AI-generated summary
Recent advancements in multimodal foundation models have yielded significant
progress in vision-language understanding. Initial attempts have also explored
the potential of multimodal large language models (MLLMs) for visual content
generation. However, existing works have insufficiently addressed the varying
granularity demands of different image generation tasks within a unified MLLM
paradigm - from the diversity required in text-to-image generation to the
precise controllability needed in image manipulation. In this work, we propose
PUMA, emPowering Unified MLLM with Multi-grAnular visual generation.

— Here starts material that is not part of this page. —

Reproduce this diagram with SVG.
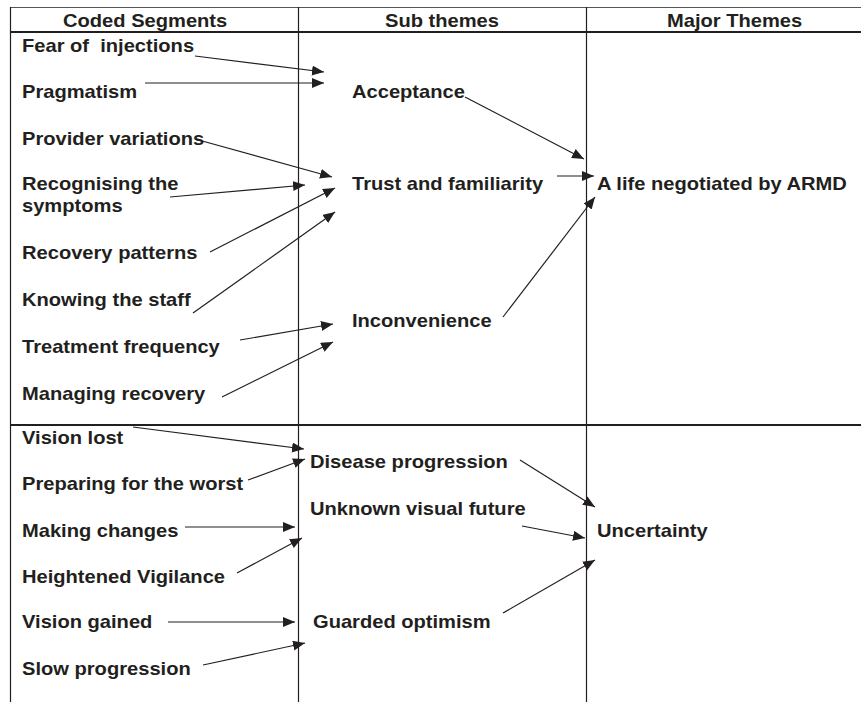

PUMA
unifies multi-granular visual features as both inputs and outputs of MLLMs,
elegantly addressing the different granularity requirements of various image
generation tasks within a unified MLLM framework. Following multimodal
pretraining and task-specific instruction tuning, PUMA demonstrates proficiency
in a wide range of multimodal tasks. This work represents a significant step
towards a truly unified MLLM capable of adapting to the granularity demands of
various visual tasks. The code and model will be released in
https://github.com/rongyaofang/PUMA.
PUMA introduces a unified multimodal large language model framework designed to integrate multi-granular visual generation and understanding. Our model excels in a variety of visual tasks, including diverse text-to-image generation, precise image editing, conditional image generation, and visual understanding. It strikes a balance between generation diversity and controllability, making it a versatile tool for visual tasks.